We were very happy to drive to Majete (via tarred road this time) and as it was a short drive from Blantyre we arrived early. We decided to do a boat safari as the last one in Botswana was wonderful as was this one. We saw hippo’s barking again and again, crocodiles, birds, antilopes and a commmon eland all at a beautiful sunset. Back at the campsite the friendly host Henry made us a fire to braai; just a perfect day!
As it was easter weekend we did some shopping in Blantyre before going to the Zomba Plateau. We drove on the plateau with beautiful views and a lot of green and found a lodge run by an Italian couple just at the beginning of the mountain. The Italian guy was very friendly and we had a chat about a lot of things, before we knew we had drinks and dinner there and went straight to bed. Our easter breakfast was one with eggs, Italian cappucino and a lovely view! The Italian guy told us about the population of Malawi and as there is no control it is expected to grow incrementally in the coming years. This will become a problem as it is already crowded. Furthermore the country is relying on help of NGO’s and other non profit organisations. We’ve met a lot of volunteers from the Netherlands, Belgium and Germany and to us it is difficult to see how this will help Malawi in the long term as the country depends on this help. But what will help to make a country self supporting and is this the aim of these NGO’s?
Our first stop was at Monkey Bay where we stayed at a beautiful but weird place: it appeared to us that the owner and manager and some friends were bloody stoned and we were interfering. Other than that it was a beautiful bay and we took a swim and snorkeled the afternoon.
Heading north we’d got a place recommended by a few people we’ve met (Makuzi Beach Lodge) so we had to go there as well. Again a beautiful and tranquil place with its own beach and sunbeds.

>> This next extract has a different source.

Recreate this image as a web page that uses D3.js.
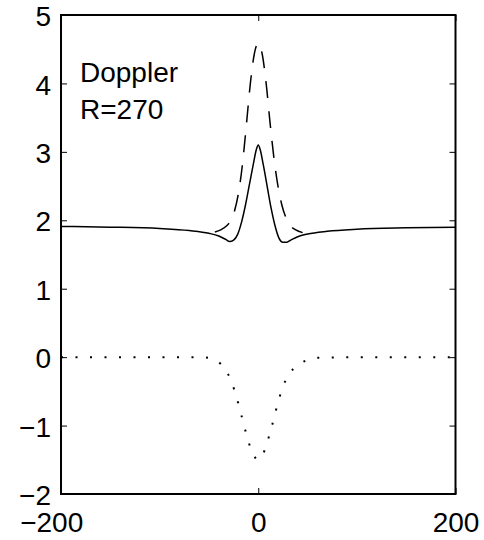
<!DOCTYPE html>
<html>
<head>
<meta charset="utf-8">
<script src="https://cdn.jsdelivr.net/npm/d3@7"></script>
<style>
  html, body { margin: 0; padding: 0; background: #fff; }
  svg { display: block; }
  text { font-family: "Liberation Sans", Arial, Helvetica, sans-serif; }
</style>
</head>
<body>
<svg id="chart" width="484" height="540"></svg>
<script>
// ---- data ----
const xTicks = [-200, 0, 200];
const yTicks = [-2, -1, 0, 1, 2, 3, 4, 5];
const labelLines = ["Doppler", "R=270"];

const solidX = [-200,-150,-100,-70,-50,-40,-33,-29,-25,-21,-17,-13,-9,-5,-2,0,2,5,9,13,17,21,25,29,33,40,50,70,100,150,200];
const solidY = [1.91,1.90,1.88,1.85,1.81,1.77,1.72,1.69,1.71,1.79,1.97,2.22,2.52,2.82,3.03,3.10,3.03,2.82,2.50,2.18,1.92,1.74,1.68,1.68,1.71,1.76,1.80,1.84,1.87,1.89,1.90];

const dashedX = [-44,-38,-32,-28,-24,-20,-16,-12,-8,-4,0,4,8,12,16,20,24,28,32,38,45];
const dashedY = [1.83,1.86,1.92,1.99,2.14,2.40,2.82,3.40,4.00,4.43,4.59,4.43,4.00,3.42,2.90,2.50,2.22,2.04,1.93,1.86,1.82];

const dottedX = [-200,-150,-100,-60,-50,-44,-38,-32,-28,-24,-20,-16,-12,-8,-4,0,4,8,12,16,20,24,28,32,38,44,50,60,100,150,200];
const dottedY = [0,0,0,0,-0.01,-0.04,-0.10,-0.21,-0.33,-0.49,-0.69,-0.91,-1.13,-1.32,-1.45,-1.50,-1.44,-1.30,-1.10,-0.89,-0.66,-0.48,-0.33,-0.23,-0.14,-0.08,-0.04,-0.01,0,0,0];

// ---- layout ----
const W = 484, H = 540;
const m = { left: 61, right: 28.5, top: 15, bottom: 46 };
const svg = d3.select("#chart");

const x = d3.scaleLinear().domain([-200, 200]).range([m.left, W - m.right]);
const y = d3.scaleLinear().domain([-2, 5]).range([H - m.bottom, m.top]);

const fs = 28;

// axes with inward ticks
const gx = svg.append("g").attr("transform", `translate(0,${y(-2)})`)
  .call(d3.axisBottom(x).tickValues(xTicks).tickSize(-6).tickPadding(18).tickFormat(d3.format("d")));
const gxt = svg.append("g").attr("transform", `translate(0,${y(5)})`)
  .call(d3.axisTop(x).tickValues(xTicks).tickSize(-6).tickFormat(""));
const gy = svg.append("g").attr("transform", `translate(${x(-200)},0)`)
  .call(d3.axisLeft(y).tickValues(yTicks).tickSize(-6).tickPadding(10).tickFormat(d3.format("d")));
const gyr = svg.append("g").attr("transform", `translate(${x(200)},0)`)
  .call(d3.axisRight(y).tickValues(yTicks).tickSize(-6).tickFormat(""));

[gx, gxt, gy, gyr].forEach(g => {
  g.select(".domain").remove();
  g.selectAll(".tick line").attr("stroke", "#000").attr("stroke-width", 1);
  g.selectAll("text").attr("fill", "#000").attr("font-size", fs)
    .attr("font-family", '"Liberation Sans", Arial, Helvetica, sans-serif');
});
gx.selectAll("text").attr("dy", "0.71em").attr("dx", d => d < 0 ? "-0.35em" : 0);
gy.selectAll("text").attr("dy", "0.38em");

// box
svg.append("rect")
  .attr("x", x(-200)).attr("y", y(5))
  .attr("width", x(200) - x(-200)).attr("height", y(-2) - y(5))
  .attr("fill", "none").attr("stroke", "#000").attr("stroke-width", 2);

const line = d3.line().curve(d3.curveMonotoneX);

function draw(xs, ys, dash, width) {
  svg.append("path")
    .attr("d", line(xs.map((v, i) => [x(v), y(ys[i])])))
    .attr("fill", "none").attr("stroke", "#000")
    .attr("stroke-width", width)
    .attr("stroke-dasharray", dash);
}
draw(solidX, solidY, null, 1.5);
draw(dashedX, dashedY, "17,13", 1.5);
draw(dottedX, dottedY, "2,12.5", 2);

// annotation
svg.append("g").selectAll("text").data(labelLines).join("text")
  .attr("x", 80).attr("y", (d, i) => 82 + i * 37)
  .attr("font-size", fs).attr("fill", "#000").text(d => d);
</script>
</body>
</html>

The last place near the lake before going to Tanzania is Lukwe lodge near Livingstonia, owned by Auke a nice Belgian guy and also recommended by other people. The drive up the mountain is quite epic but the lodge is beautiful with stunning views, runned eco friendly and with a (organic) garden from which they take everything to prepare the meals. You could call Auke a wood artist: he’d made everything himself and it looks great.